※このブログは
報知新聞社様のご協力により再掲出したものです。
尚、当サイトにおける公開は2020年1月20日です。
モンスーン
ヒマラヤの登山シーズンは?
プレモンスーン(春)とポストモンスーン(秋)なんて言葉を聞いたことがあるかもしれません。
ヒマラヤ一帯は、秋から春までシベリア方面の大陸から冷たく乾燥した風が流れ込みます。夏になり、その風が弱まると、ベンガル湾からの湿った空気が流れ込み雨季に入ります。
そして、再び大陸からの風が強まると、その湿った空気を押し戻して冬に向かうのです。
実は、ヒマラヤで雪が少ないのは冬なんです。
普通は、冬に雪が降りますよね?
ヒマラヤの冬は風が強すぎてしまって雪が吹っ飛ばされてしまうからです!(山や斜面による)
また、逆に雪が多くなるのは夏なんです。(山や斜面による)
湿った空気が流れ込むので雪が降りやすくなるからです。
つまり、冬の間は風が強くて寒すぎて登山が厳しい。夏の間は、天気が悪い。
そのため、ヒマラヤの登山シーズンは、このモンスーンの前、4月から5月頃
の「プレモンスーン」とモンスーン後の9月から10月頃の「ポストモンスーン」が登山シーズンとされているのです。
じゃあ、その寒くて風が強すぎる冬は登れないのか?
って話になると・・・いるんですよ、あえて冬に登ろうっヤツが・・・
有名な話では、フランスのジャン・クリストファー・ラファイユとイタリアのシモーネ・モローのシシャパンマ冬季初登頂をめぐるヨーロッパ登山界を真っ二つにした大論争!が知られていますね。
説明が長くなるから、詳細はまたね。
自分こそが冬季初登頂だ!と言い合ってナンガパルパットで、パートナーだったラファイユとシモーネが大喧嘩!になったくらいだからね・・・。
結局、ラファイユは、その論争に終止符を打つべく、冬のマカルーにソロをして帰らぬ人になってしまった・・・。
つまり、いつから冬なのかがはっきりしないので、冬期登頂と言ってもなんだか分からないんです。

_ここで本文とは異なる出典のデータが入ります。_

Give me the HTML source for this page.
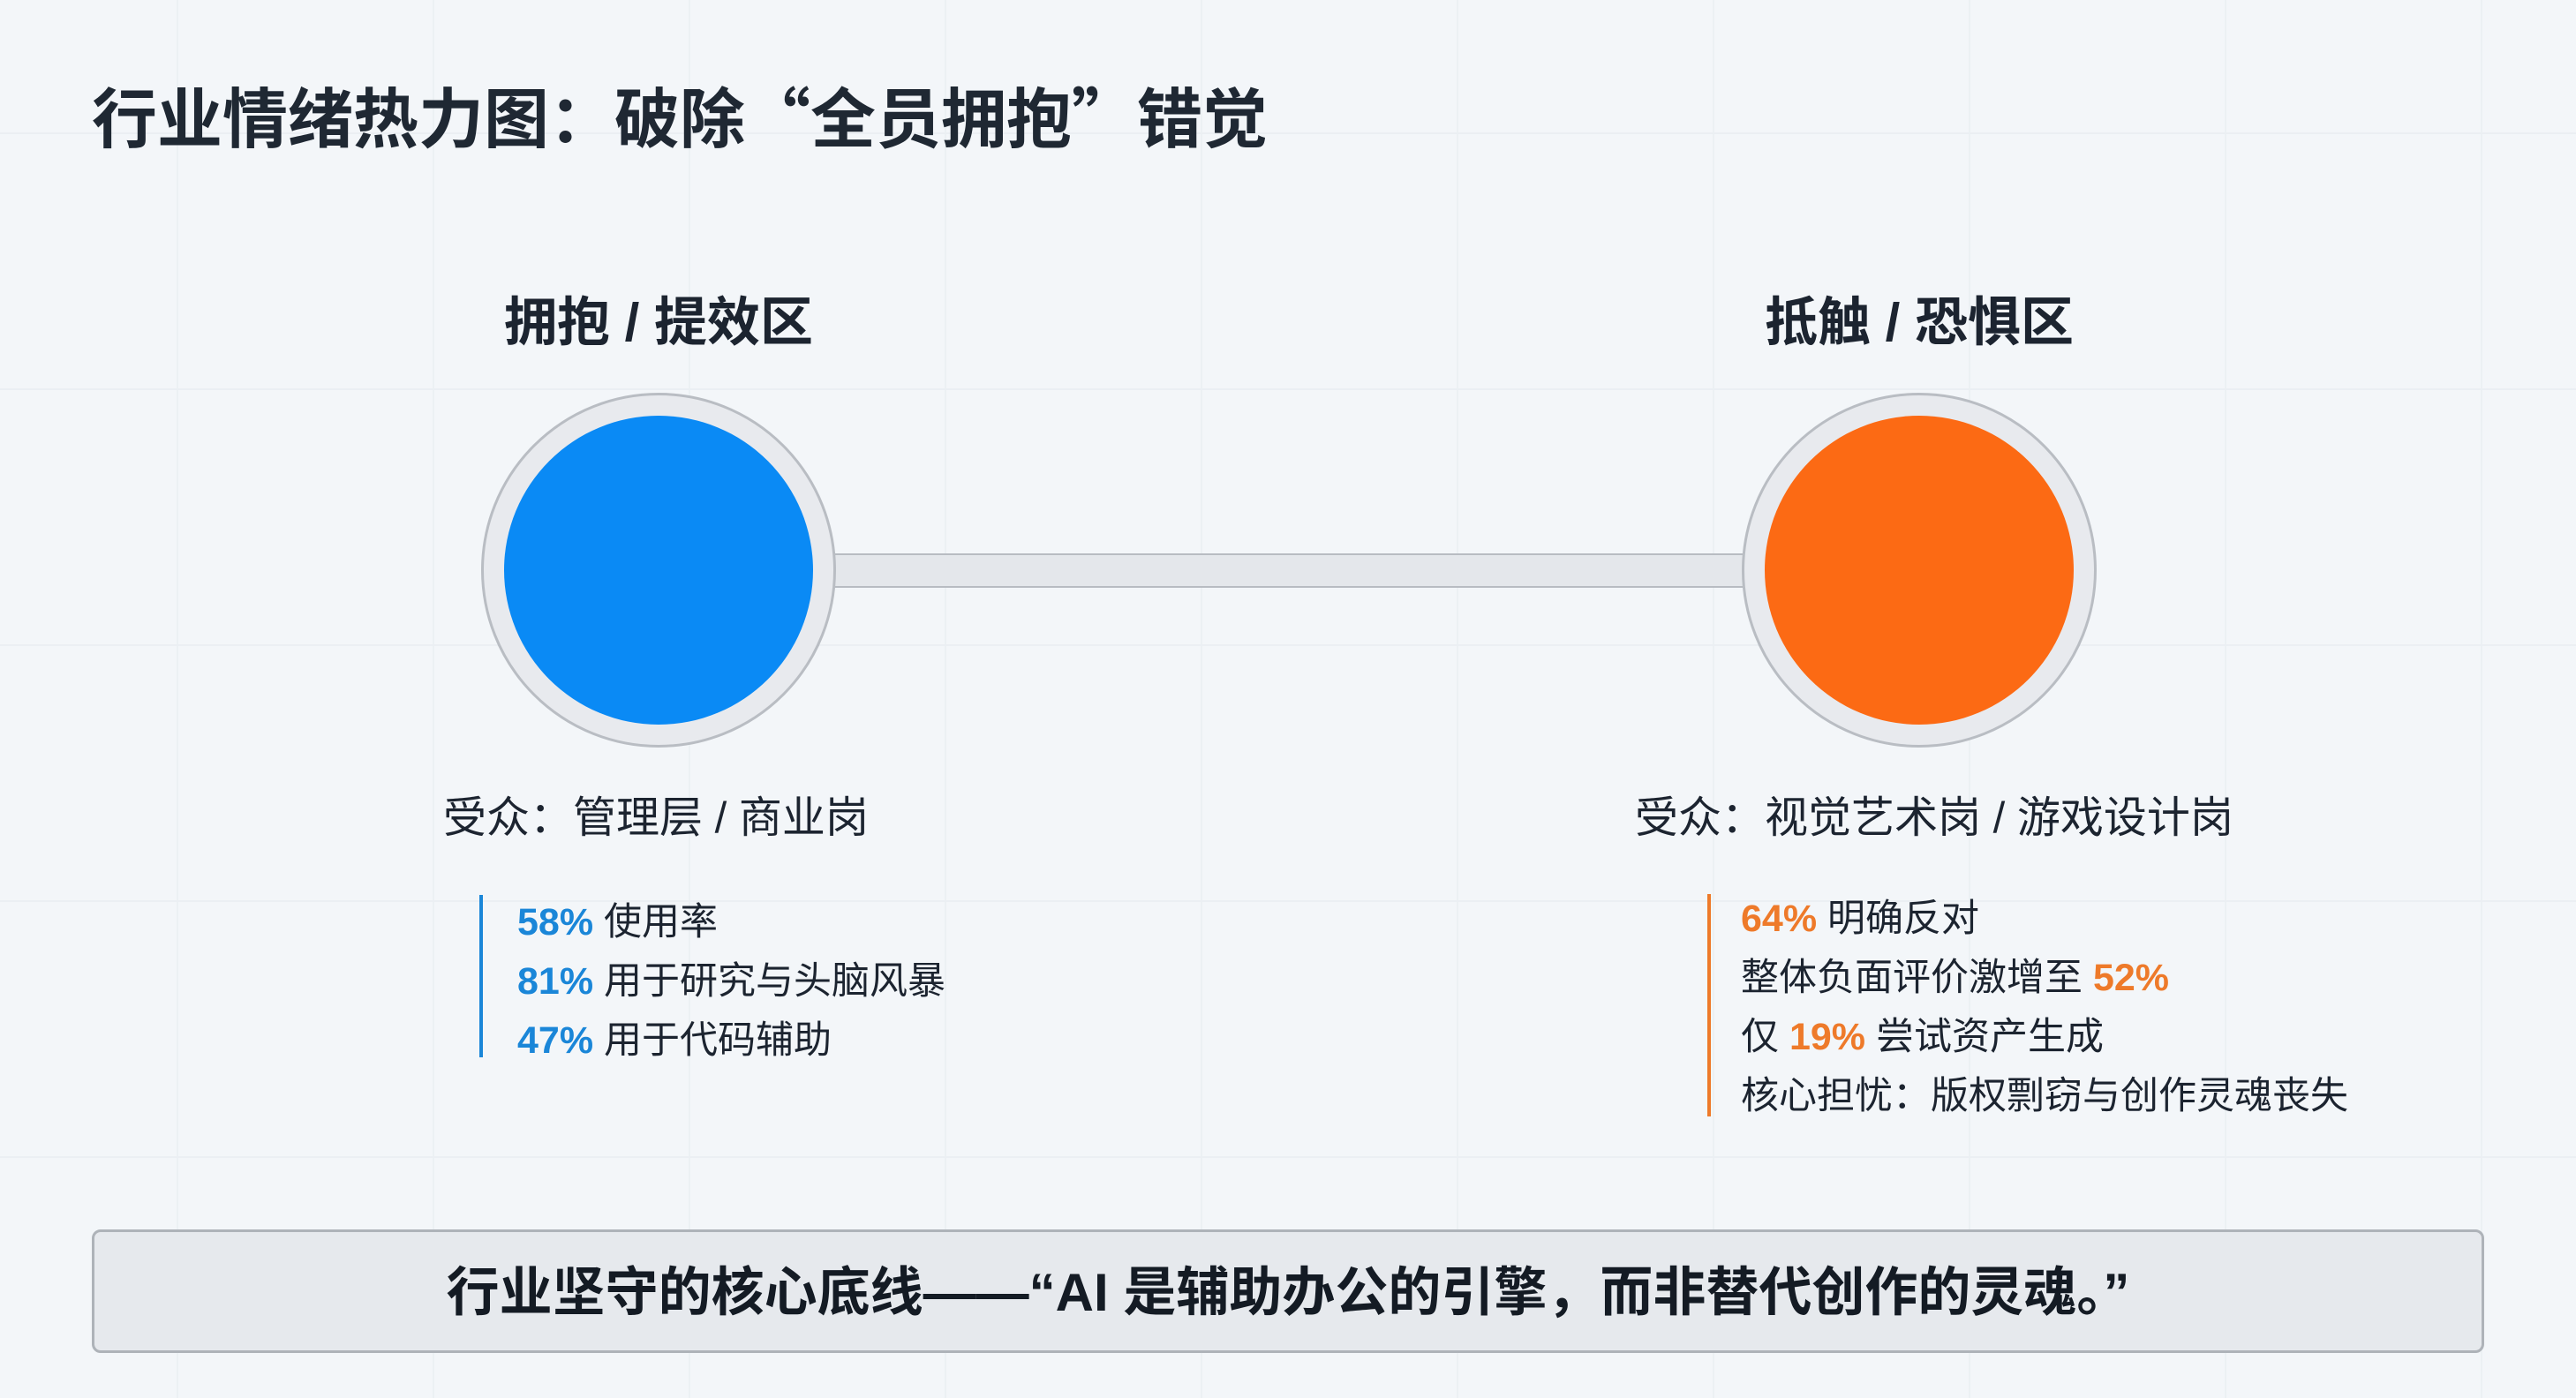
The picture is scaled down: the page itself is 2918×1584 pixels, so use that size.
<!DOCTYPE html>
<html><head><meta charset="utf-8"><style>
html,body{margin:0;padding:0}
body{width:2918px;height:1584px;position:relative;overflow:hidden;background:#f3f6f9;font-family:"Liberation Sans","Noto Sans CJK SC",sans-serif;color:#1c2430}
.grid{position:absolute;inset:0;background-image:linear-gradient(#e6ebf0 2px,transparent 2px),linear-gradient(90deg,#e9eef2 2px,transparent 2px);background-size:290px 290px;background-position:0 150px,200px 0;opacity:.6}
.t{position:absolute;white-space:nowrap}
.q{font-family:"Noto Sans CJK SC",sans-serif}
.circ{position:absolute;border-radius:50%;box-sizing:border-box}
.b{font-weight:bold}
.blue{color:#1a86d8;font-weight:bold}
.or{color:#ee7a2a;font-weight:bold}
</style></head><body>
<div class="grid"></div>
<div class="t b" style="left:104px;top:82px;font-size:74px;line-height:96px;color:#1f2833">行业情绪热力图：破除<span class="q">“</span>全员拥抱<span class="q">”</span>错觉</div>

<div class="t b" style="left:546px;width:400px;text-align:center;top:328px;font-size:60px;line-height:76px">拥抱 / 提效区</div>
<div class="t b" style="left:1974px;width:400px;text-align:center;top:328px;font-size:60px;line-height:76px">抵触 / 恐惧区</div>

<div style="position:absolute;left:930px;top:627px;width:1060px;height:39px;background:#e4e7eb;border-top:2px solid #b8bcc2;border-bottom:2px solid #b8bcc2;box-sizing:border-box"></div>

<div class="circ" style="left:545px;top:445px;width:402px;height:402px;background:#e8eaee;border:3px solid #b9bdc3"></div>
<div class="circ" style="left:571px;top:471px;width:350px;height:350px;background:#0a8af5"></div>
<div class="circ" style="left:1973px;top:445px;width:402px;height:402px;background:#e8eaee;border:3px solid #b9bdc3"></div>
<div class="circ" style="left:1999px;top:471px;width:350px;height:350px;background:#fc6a14"></div>

<div class="t" style="left:502px;top:898px;font-size:49px;line-height:58px">受众：管理层 / 商业岗</div>
<div class="t" style="left:1852px;top:898px;font-size:49px;line-height:58px">受众：视觉艺术岗 / 游戏设计岗</div>

<div style="position:absolute;left:543px;top:1014px;width:4px;height:184px;background:#1a86d8"></div>
<div class="t" style="left:586px;top:1012px;font-size:43px;line-height:67px"><span class="blue">58%</span> 使用率<br><span class="blue">81%</span> 用于研究与头脑风暴<br><span class="blue">47%</span> 用于代码辅助</div>

<div style="position:absolute;left:1934px;top:1013px;width:4px;height:252px;background:#ee7a2a"></div>
<div class="t" style="left:1972px;top:1008px;font-size:43px;line-height:67px"><span class="or">64%</span> 明确反对<br>整体负面评价激增至 <span class="or">52%</span><br>仅 <span class="or">19%</span> 尝试资产生成<br>核心担忧：版权剽窃与创作灵魂丧失</div>

<div style="position:absolute;left:104px;top:1393px;width:2710px;height:140px;box-sizing:border-box;background:#e6e9ed;border:3px solid #aeb3b9;border-radius:10px"></div>
<div class="t b" style="left:104px;width:2710px;text-align:center;top:1427px;font-size:60px;line-height:76px;color:#141b24">行业坚守的核心底线——“AI 是辅助办公的引擎，而非替代创作的灵魂。”</div>
</body></html>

(最近は、風が吹き出してからが冬ってことになりつつある)
話を元に戻しますが・・・
ネパールやチベットのヒマラヤは、
春の4月から5月頃が「プレモンスーン」で登山シーズンで、秋の9月から10月ごろが「ポストモンスーン」で再び登山シーズン。
そして、よく出来てることに、パキスタンのヒマラヤは6月末から8月頃が登山シーズンになります。
ベンガル湾から離れているために湿った空気が山まで到達しないため、ネパールやチベットのヒマラヤと異なり、季節が冬と夏に分かれるので、登山シーズンは夏になります。
えーっと・・・
話を整理しましょう。
ネパール・チベット
4月から5月頃(春)「プレモンスーン」
パキスタン
6月末から8月頃(夏)「サマーシーズン」
ネパール・チベット
9月から10月頃(秋)「ポストモンスーン」
(山によって適したシーズンがあります)
つまり・・・
春にネパールやチベットで登山して・・・夏でパキスタンで登山して・・・秋に、またネパールやチベットに継続・・・
やろうと思えば5つくらいは継続できるかも?
5つはさて置き・・
春と夏で2~3の継続は、最近では珍しくないです。
私はこれを「順化コロガシ」って呼んでますが・・・
体に悪いのでほどほどにね!
では、暖かいモンスーンの季節に登山はできないのか?
実は、出来ます!
モンスーンの雲は、湿気を帯びていて高い標高まで上がってこれないため、下が天気が悪くても7000m以上は天気がいいことが多いとも言われています。
写真は、押し寄せたモンスーンの雲。雲の上はいい天気ですが、下はどうなっているのやら・・・下りていくのが怖くなります。(マカルーにて)
しかし・・・
ネパール辺りで雨季に、下の樹林帯とかをアプローチすると・・・・
ヒル(山ヒル)に食べ放題!されるらしいです!!
多分、それが恐ろしいので、モンスーン期に登山しないのかも?
しかし、下部で雪が深くて天気が悪いでしょうから入れる山は限られるかもしれません。最近は、モンスーンに入るのが遅くなる傾向がるので、あえて、モンスーンに登山しなくても、プレモンスーンから、粘って粘って・・気がついたらモンスーンに入ってた・・・ってな登山はあるようです。
夏休みを利用するならパキスタンの登山がいいかもしれませんね。
Comments
1
サイアム
メスナーが単独無酸素でエベレストを登ったのはモンスーン時期でした。 チベット側からの登頂とはいえずっと不思議に思っています。ネットで いろいろ調べてもわかりません。私的にこの疑問を解きたいです。